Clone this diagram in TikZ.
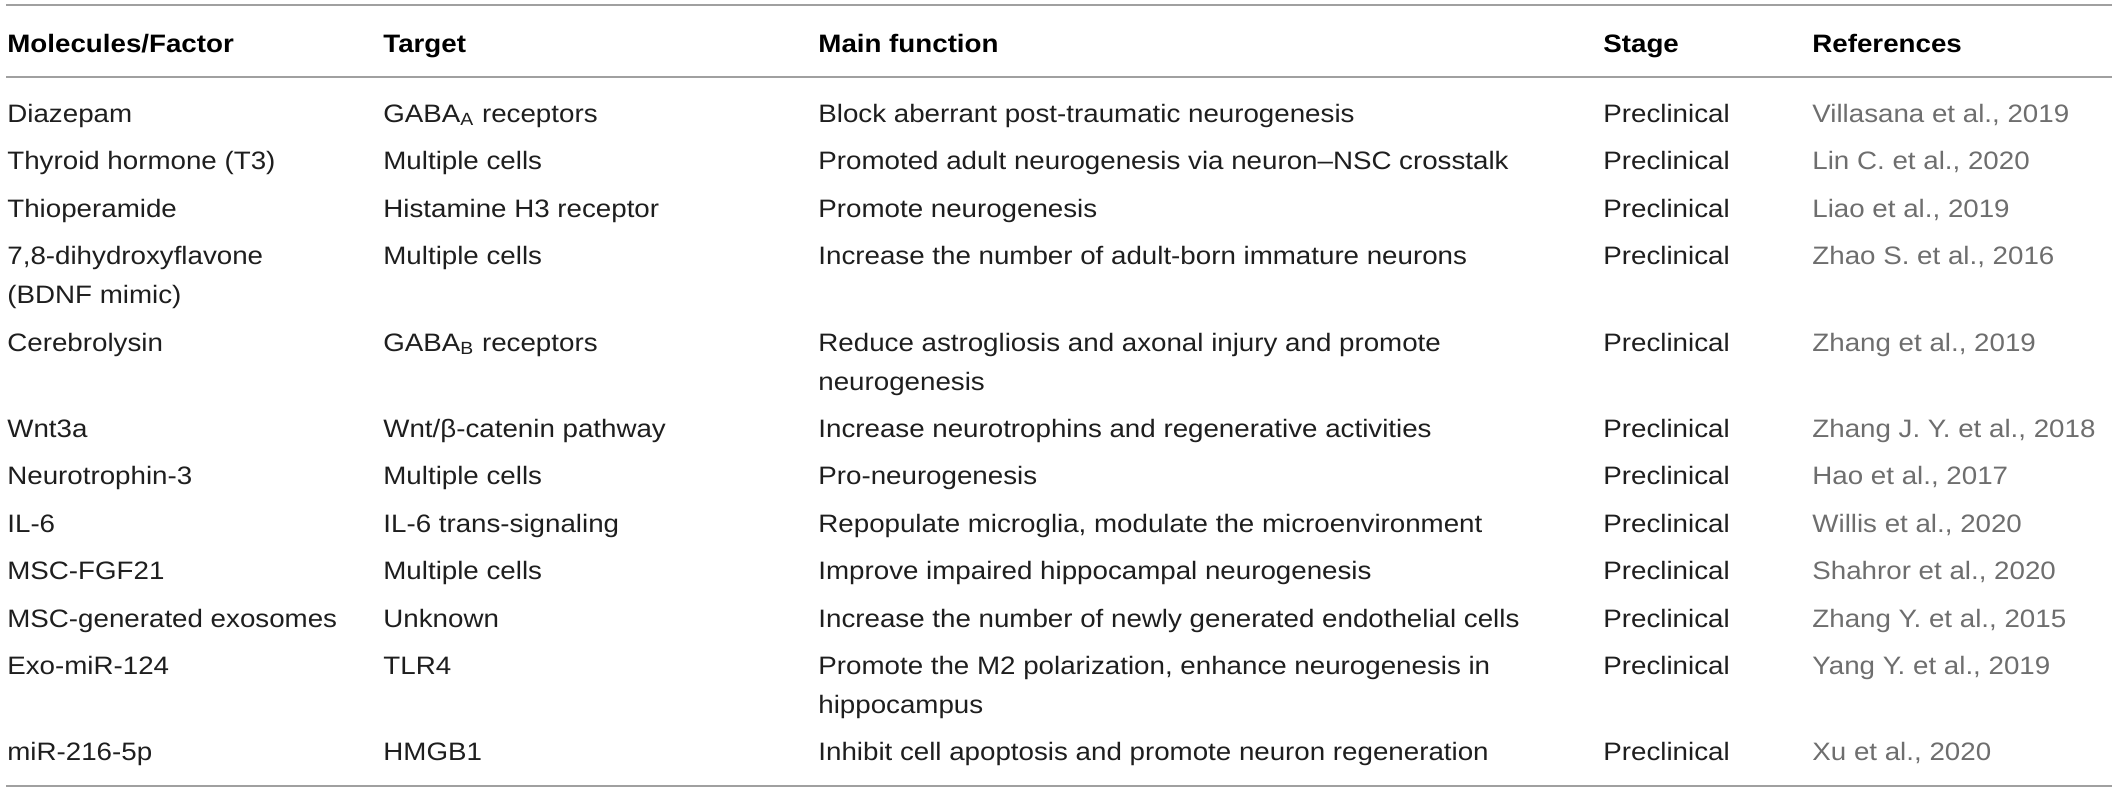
\documentclass[tikz,border=0pt]{standalone}
\usepackage{fontspec}
\setmainfont{Liberation Sans}[FakeStretch=1.1]
\usepackage{tikz}
\usetikzlibrary{calc}

\definecolor{rulegray}{RGB}{160,160,160}
\definecolor{bodyblack}{RGB}{30,30,30}
\definecolor{refgray}{RGB}{110,110,110}

\begin{document}
\begin{tikzpicture}[x=0.5pt, y=-0.5pt,
	            every node/.style={
	            inner sep=0pt,
	            anchor=base west,
	            align=left,
	            text=bodyblack,
	            font=\fontsize{12.6}{19.5}\selectfont
	            },
	            head/.style={font=\fontsize{12.6}{19.5}\selectfont\bfseries, text=black},
	            cite/.style={text=refgray},
	            rule/.style={
                    draw=rulegray,
                    line width=1pt
                }]

	        \useasboundingbox (0,0) rectangle (2118,793);

	        % rules
	        \coordinate (top l) at (6,5);
	        \coordinate (top r) at (2112,5);
	        \coordinate (mid l) at (6,77);
	        \coordinate (mid r) at (2112,77);
	        \coordinate (bot l) at (6,786);
	        \coordinate (bot r) at (2112,786);
	        \draw[rule] (top l) -- (top r);
	        \draw[rule] (mid l) -- (mid r);
	        \draw[rule] (bot l) -- (bot r);

	        % header
	        \node[head] (hmol) at (7,52) {Molecules/Factor};
	        \node[head] (htar) at (383,52) {Target};
	        \node[head] (hfun) at (818,52) {Main function};
	        \node[head] (hsta) at (1603,52) {Stage};
	        \node[head] (href) at (1812,52) {References};

	        % rows (two-line cells sit on their last baseline)
	        \node (mol1) at (7,122) {Diazepam};
	        \node (tar1) at (383,122) {GABA\textsubscript{A} receptors};
	        \node (fun1) at (818,122) {Block aberrant post-traumatic neurogenesis};
	        \node (sta1) at (1603,122) {Preclinical};
	        \node[cite] (ref1) at (1812,122) {Villasana et al., 2019};

	        \node (mol2) at (7,169) {Thyroid hormone (T3)};
	        \node (tar2) at (383,169) {Multiple cells};
	        \node (fun2) at (818,169) {Promoted adult neurogenesis via neuron–NSC crosstalk};
	        \node (sta2) at (1603,169) {Preclinical};
	        \node[cite] (ref2) at (1812,169) {Lin C. et al., 2020};

	        \node (mol3) at (7,217) {Thioperamide};
	        \node (tar3) at (383,217) {Histamine H3 receptor};
	        \node (fun3) at (818,217) {Promote neurogenesis};
	        \node (sta3) at (1603,217) {Preclinical};
	        \node[cite] (ref3) at (1812,217) {Liao et al., 2019};

	        \node (mol4) at (7,303) {7,8-dihydroxyflavone\\(BDNF mimic)};
	        \node (tar4) at (383,264) {Multiple cells};
	        \node (fun4) at (818,264) {Increase the number of adult-born immature neurons};
	        \node (sta4) at (1603,264) {Preclinical};
	        \node[cite] (ref4) at (1812,264) {Zhao S. et al., 2016};

	        \node (mol5) at (7,351) {Cerebrolysin};
	        \node (tar5) at (383,351) {GABA\textsubscript{B} receptors};
	        \node (fun5) at (818,390) {Reduce astrogliosis and axonal injury and promote\\neurogenesis};
	        \node (sta5) at (1603,351) {Preclinical};
	        \node[cite] (ref5) at (1812,351) {Zhang et al., 2019};

	        \node (mol6) at (7,437) {Wnt3a};
	        \node (tar6) at (383,437) {Wnt/β-catenin pathway};
	        \node (fun6) at (818,437) {Increase neurotrophins and regenerative activities};
	        \node (sta6) at (1603,437) {Preclinical};
	        \node[cite] (ref6) at (1812,437) {Zhang J. Y. et al., 2018};

	        \node (mol7) at (7,484) {Neurotrophin-3};
	        \node (tar7) at (383,484) {Multiple cells};
	        \node (fun7) at (818,484) {Pro-neurogenesis};
	        \node (sta7) at (1603,484) {Preclinical};
	        \node[cite] (ref7) at (1812,484) {Hao et al., 2017};

	        \node (mol8) at (7,532) {IL-6};
	        \node (tar8) at (383,532) {IL-6 trans-signaling};
	        \node (fun8) at (818,532) {Repopulate microglia, modulate the microenvironment};
	        \node (sta8) at (1603,532) {Preclinical};
	        \node[cite] (ref8) at (1812,532) {Willis et al., 2020};

	        \node (mol9) at (7,579) {MSC-FGF21};
	        \node (tar9) at (383,579) {Multiple cells};
	        \node (fun9) at (818,579) {Improve impaired hippocampal neurogenesis};
	        \node (sta9) at (1603,579) {Preclinical};
	        \node[cite] (ref9) at (1812,579) {Shahror et al., 2020};

	        \node (mol10) at (7,627) {MSC-generated exosomes};
	        \node (tar10) at (383,627) {Unknown};
	        \node (fun10) at (818,627) {Increase the number of newly generated endothelial cells};
	        \node (sta10) at (1603,627) {Preclinical};
	        \node[cite] (ref10) at (1812,627) {Zhang Y. et al., 2015};

	        \node (mol11) at (7,674) {Exo-miR-124};
	        \node (tar11) at (383,674) {TLR4};
	        \node (fun11) at (818,713) {Promote the M2 polarization, enhance neurogenesis in\\hippocampus};
	        \node (sta11) at (1603,674) {Preclinical};
	        \node[cite] (ref11) at (1812,674) {Yang Y. et al., 2019};

	        \node (mol12) at (7,760) {miR-216-5p};
	        \node (tar12) at (383,760) {HMGB1};
	        \node (fun12) at (818,760) {Inhibit cell apoptosis and promote neuron regeneration};
	        \node (sta12) at (1603,760) {Preclinical};
	        \node[cite] (ref12) at (1812,760) {Xu et al., 2020};

	    \end{tikzpicture}
\end{document}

* [What the task requires]:
Write out the listing word for word, omitting the pictures it holds.

* [Written answer]:
Clone this diagram in TikZ.
\documentclass[tikz,border=0pt]{standalone}
\usepackage{fontspec}
\setmainfont{Liberation Sans}[FakeStretch=1.1]
\usepackage{tikz}
\usetikzlibrary{calc}

\definecolor{rulegray}{RGB}{160,160,160}
\definecolor{bodyblack}{RGB}{30,30,30}
\definecolor{refgray}{RGB}{110,110,110}

\begin{document}
\begin{tikzpicture}[x=0.5pt, y=-0.5pt,
	            every node/.style={
	            inner sep=0pt,
	            anchor=base west,
	            align=left,
	            text=bodyblack,
	            font=\fontsize{12.6}{19.5}\selectfont
	            },
	            head/.style={font=\fontsize{12.6}{19.5}\selectfont\bfseries, text=black},
	            cite/.style={text=refgray},
	            rule/.style={
                    draw=rulegray,
                    line width=1pt
                }]

	        \useasboundingbox (0,0) rectangle (2118,793);

	        % rules
	        \coordinate (top l) at (6,5);
	        \coordinate (top r) at (2112,5);
	        \coordinate (mid l) at (6,77);
	        \coordinate (mid r) at (2112,77);
	        \coordinate (bot l) at (6,786);
	        \coordinate (bot r) at (2112,786);
	        \draw[rule] (top l) -- (top r);
	        \draw[rule] (mid l) -- (mid r);
	        \draw[rule] (bot l) -- (bot r);

	        % header
	        \node[head] (hmol) at (7,52) {Molecules/Factor};
	        \node[head] (htar) at (383,52) {Target};
	        \node[head] (hfun) at (818,52) {Main function};
	        \node[head] (hsta) at (1603,52) {Stage};
	        \node[head] (href) at (1812,52) {References};

	        % rows (two-line cells sit on their last baseline)
	        \node (mol1) at (7,122) {Diazepam};
	        \node (tar1) at (383,122) {GABA\textsubscript{A} receptors};
	        \node (fun1) at (818,122) {Block aberrant post-traumatic neurogenesis};
	        \node (sta1) at (1603,122) {Preclinical};
	        \node[cite] (ref1) at (1812,122) {Villasana et al., 2019};

	        \node (mol2) at (7,169) {Thyroid hormone (T3)};
	        \node (tar2) at (383,169) {Multiple cells};
	        \node (fun2) at (818,169) {Promoted adult neurogenesis via neuron–NSC crosstalk};
	        \node (sta2) at (1603,169) {Preclinical};
	        \node[cite] (ref2) at (1812,169) {Lin C. et al., 2020};

	        \node (mol3) at (7,217) {Thioperamide};
	        \node (tar3) at (383,217) {Histamine H3 receptor};
	        \node (fun3) at (818,217) {Promote neurogenesis};
	        \node (sta3) at (1603,217) {Preclinical};
	        \node[cite] (ref3) at (1812,217) {Liao et al., 2019};

	        \node (mol4) at (7,303) {7,8-dihydroxyflavone\\(BDNF mimic)};
	        \node (tar4) at (383,264) {Multiple cells};
	        \node (fun4) at (818,264) {Increase the number of adult-born immature neurons};
	        \node (sta4) at (1603,264) {Preclinical};
	        \node[cite] (ref4) at (1812,264) {Zhao S. et al., 2016};

	        \node (mol5) at (7,351) {Cerebrolysin};
	        \node (tar5) at (383,351) {GABA\textsubscript{B} receptors};
	        \node (fun5) at (818,390) {Reduce astrogliosis and axonal injury and promote\\neurogenesis};
	        \node (sta5) at (1603,351) {Preclinical};
	        \node[cite] (ref5) at (1812,351) {Zhang et al., 2019};

	        \node (mol6) at (7,437) {Wnt3a};
	        \node (tar6) at (383,437) {Wnt/β-catenin pathway};
	        \node (fun6) at (818,437) {Increase neurotrophins and regenerative activities};
	        \node (sta6) at (1603,437) {Preclinical};
	        \node[cite] (ref6) at (1812,437) {Zhang J. Y. et al., 2018};

	        \node (mol7) at (7,484) {Neurotrophin-3};
	        \node (tar7) at (383,484) {Multiple cells};
	        \node (fun7) at (818,484) {Pro-neurogenesis};
	        \node (sta7) at (1603,484) {Preclinical};
	        \node[cite] (ref7) at (1812,484) {Hao et al., 2017};

	        \node (mol8) at (7,532) {IL-6};
	        \node (tar8) at (383,532) {IL-6 trans-signaling};
	        \node (fun8) at (818,532) {Repopulate microglia, modulate the microenvironment};
	        \node (sta8) at (1603,532) {Preclinical};
	        \node[cite] (ref8) at (1812,532) {Willis et al., 2020};

	        \node (mol9) at (7,579) {MSC-FGF21};
	        \node (tar9) at (383,579) {Multiple cells};
	        \node (fun9) at (818,579) {Improve impaired hippocampal neurogenesis};
	        \node (sta9) at (1603,579) {Preclinical};
	        \node[cite] (ref9) at (1812,579) {Shahror et al., 2020};

	        \node (mol10) at (7,627) {MSC-generated exosomes};
	        \node (tar10) at (383,627) {Unknown};
	        \node (fun10) at (818,627) {Increase the number of newly generated endothelial cells};
	        \node (sta10) at (1603,627) {Preclinical};
	        \node[cite] (ref10) at (1812,627) {Zhang Y. et al., 2015};

	        \node (mol11) at (7,674) {Exo-miR-124};
	        \node (tar11) at (383,674) {TLR4};
	        \node (fun11) at (818,713) {Promote the M2 polarization, enhance neurogenesis in\\hippocampus};
	        \node (sta11) at (1603,674) {Preclinical};
	        \node[cite] (ref11) at (1812,674) {Yang Y. et al., 2019};

	        \node (mol12) at (7,760) {miR-216-5p};
	        \node (tar12) at (383,760) {HMGB1};
	        \node (fun12) at (818,760) {Inhibit cell apoptosis and promote neuron regeneration};
	        \node (sta12) at (1603,760) {Preclinical};
	        \node[cite] (ref12) at (1812,760) {Xu et al., 2020};

	    \end{tikzpicture}
\end{document}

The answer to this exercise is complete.